There is no “random battle” or “quick battle” option, but the game comes with two campaigns, based around an orcish warlord and a human general, respectively. The orcish campaign, intended as tutorial, starts slow: you have your orc, and an ally or two, and that’s it.  Things quickly escalate, and you build your army as you play. The troop options are limited but functional: archers, soldiers, knights, healers, wizards, and a “special” unit (troll for orcs, paladin for humans), with a few other oddball units.

Each unit is rated for evasion, accuracy, armor, courage, hit points (about 4 hits kills a unit). As your units fight, they gain experience, and each level brings another semi-random bonus to a rating, or perhaps a bonus skill. There’s a good mix of bonus skills, and about 10 spells that might come up (a spellcaster generally only can learn 3, however). Everything has mouse-overs that explain what does what, making the game fairly easy to learn.

Drums of war

Who turned out the lights?

The battles are the strong point of Drums of War. Many enemies (like undead) are more powerful in the darkness, and simply being able to start a fire can be critical. Position is also important, as troops get a bonus when attacking from behind or in the flank.
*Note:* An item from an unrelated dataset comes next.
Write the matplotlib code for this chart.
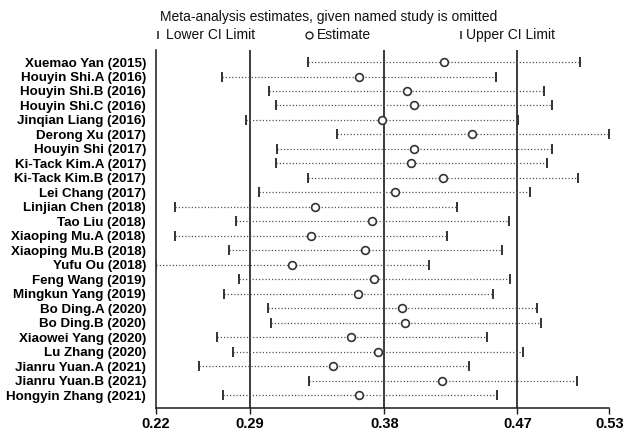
import matplotlib
matplotlib.use("Agg")
import matplotlib.pyplot as plt
from matplotlib.lines import Line2D

studies = [
    "Xuemao Yan (2015)", "Houyin Shi.A (2016)", "Houyin Shi.B (2016)",
    "Houyin Shi.C (2016)", "Jinqian Liang (2016)", "Derong Xu (2017)",
    "Houyin Shi (2017)", "Ki-Tack Kim.A (2017)", "Ki-Tack Kim.B (2017)",
    "Lei Chang (2017)", "Linjian Chen (2018)", "Tao Liu (2018)",
    "Xiaoping Mu.A (2018)", "Xiaoping Mu.B (2018)", "Yufu Ou (2018)",
    "Feng Wang (2019)", "Mingkun Yang (2019)", "Bo Ding.A (2020)",
    "Bo Ding.B (2020)", "Xiaowei Yang (2020)", "Lu Zhang (2020)",
    "Jianru Yuan.A (2021)", "Jianru Yuan.B (2021)", "Hongyin Zhang (2021)",
]
estimate = [0.4167, 0.3598, 0.3918, 0.3969, 0.3752, 0.4356, 0.3965, 0.3949,
            0.4158, 0.3838, 0.3304, 0.3687, 0.3282, 0.3642, 0.3154, 0.3702,
            0.3596, 0.3887, 0.3909, 0.3549, 0.3727, 0.3425, 0.4156, 0.3602]
lower_ci = [0.3260, 0.2685, 0.3002, 0.3049, 0.2847, 0.3452, 0.3054, 0.3049,
            0.3260, 0.2934, 0.2372, 0.2782, 0.2372, 0.2734, 0.2245, 0.2800,
            0.2700, 0.2994, 0.3016, 0.2654, 0.2758, 0.2532, 0.3267, 0.2696]
upper_ci = [0.5074, 0.4514, 0.4836, 0.4887, 0.4660, 0.5269, 0.4885, 0.4854,
            0.5060, 0.4740, 0.4252, 0.4598, 0.4187, 0.4554, 0.4069, 0.4605,
            0.4492, 0.4787, 0.4812, 0.4456, 0.4694, 0.4334, 0.5052, 0.4518]

# combined estimate with all studies and the axis extremes
overall_lower, overall_est, overall_upper = 0.2874, 0.3769, 0.4656
axis_min, axis_max = 0.2245, 0.5269
tick_values = [axis_min, overall_lower, overall_est, overall_upper, axis_max]
tick_labels = ["0.22", "0.29", "0.38", "0.47", "0.53"]

plt.rcParams["font.family"] = ["Liberation Sans", "DejaVu Sans"]

fig = plt.figure(figsize=(6.29, 4.34), dpi=100)
ax = fig.add_axes([155.7 / 629, 1 - 407.7 / 434, (609.3 - 155.7) / 629,
                   (407.7 - 50) / 434])

n = len(studies)
rows = list(range(1, n + 1))

for v in (overall_lower, overall_est, overall_upper):
    ax.axvline(v, color="#1a1a1a", lw=1.2, zorder=1)

for y, lo, est, hi in zip(rows, lower_ci, estimate, upper_ci):
    ax.plot([lo, hi], [y, y], color="#555555", lw=0.9,
            linestyle=(0, (1, 1.6)), zorder=2)
ax.plot(lower_ci, rows, linestyle="none", marker="|", markersize=7,
        markeredgewidth=1.4, color="#333333", zorder=3)
ax.plot(upper_ci, rows, linestyle="none", marker="|", markersize=7,
        markeredgewidth=1.4, color="#333333", zorder=3)
ax.plot(estimate, rows, linestyle="none", marker="o", markersize=5.6,
        markerfacecolor="white", markeredgecolor="#333333",
        markeredgewidth=1.2, zorder=4)

ax.set_xlim(axis_min, axis_max)
ax.set_ylim(n + 0.87, 0.17)
ax.set_xticks(tick_values)
ax.set_xticklabels(tick_labels, fontsize=10.5, fontweight="bold")
ax.set_yticks(rows)
ax.set_yticklabels(studies, fontsize=9.6, fontweight="bold")
ax.tick_params(axis="y", length=0, pad=7)
ax.tick_params(axis="x", length=4, width=1, pad=3, color="#1a1a1a")
for side in ("top", "right"):
    ax.spines[side].set_visible(False)
for side in ("left", "bottom"):
    ax.spines[side].set_linewidth(1.1)
    ax.spines[side].set_color("#1a1a1a")

# heading and key
fig.text(160 / 629, 1 - 17 / 434, "Meta-analysis estimates, given named study is omitted",
         fontsize=10, va="center", ha="left", color="#111111")
key_y = 1 - 35 / 434
fig.lines.append(Line2D([158 / 629], [key_y], marker="|", markersize=6,
                        markeredgewidth=1.1, color="#222222",
                        transform=fig.transFigure))
fig.text(166 / 629, key_y, "Lower CI Limit", fontsize=10, va="center", ha="left",
         color="#111111")
fig.lines.append(Line2D([309 / 629], [key_y], marker="o", markersize=5,
                        markerfacecolor="white", markeredgecolor="#222222",
                        markeredgewidth=1.0, transform=fig.transFigure))
fig.text(317 / 629, key_y, "Estimate", fontsize=10, va="center", ha="left",
         color="#111111")
fig.lines.append(Line2D([461 / 629], [key_y], marker="|", markersize=6,
                        markeredgewidth=1.1, color="#222222",
                        transform=fig.transFigure))
fig.text(466 / 629, key_y, "Upper CI Limit", fontsize=10, va="center", ha="left",
         color="#111111")

fig.savefig("out.png", dpi=100, facecolor="white")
Probably the most important units in the game are archers, which have great range, and there’s literally nothing you (or the opponent) can do to prevent the archers from shooting right through your troops to slaughter the mages hiding in the back. This is something of a big deal–spells like fireball have a shorter range than archery, requiring expert use of cover (trees are effective, as long as they haven’t been animated…) and a little luck to cast combat spells effectively.

There’s a “hardcore” mode where you can’t resurrect slain troops, but combat is lethal enough that it’s best to turn it off, so you can resurrect fallen allies. Even your hero can easily get snuffed if the archers decide to concentrate their fire for a round. You can equip your guys with 2 potions (healing potions, of course, are quite popular), and up to 1 magical artifact (so, you get magic armor, or a magic sword…but not both).

Drums of war

Have fun storming the castle…then go home.

The sheer variety of battles keeps the lean rules from wearing thin a bit longer than otherwise. Nevertheless, eventually you’ve done every possible combat maneuver possible, and another level on your hero just isn’t going to matter after the first nine. After both campaigns, perhaps the game will be played out for most gamers. For the more dedicated, there’s a full campaign editor; while Drums of War is a little lean now, I can see this turning into a fairly awesome game after a few expansion.

In the meantime, Drums of War is worth the price of admission, and not every game has to be good for months of play.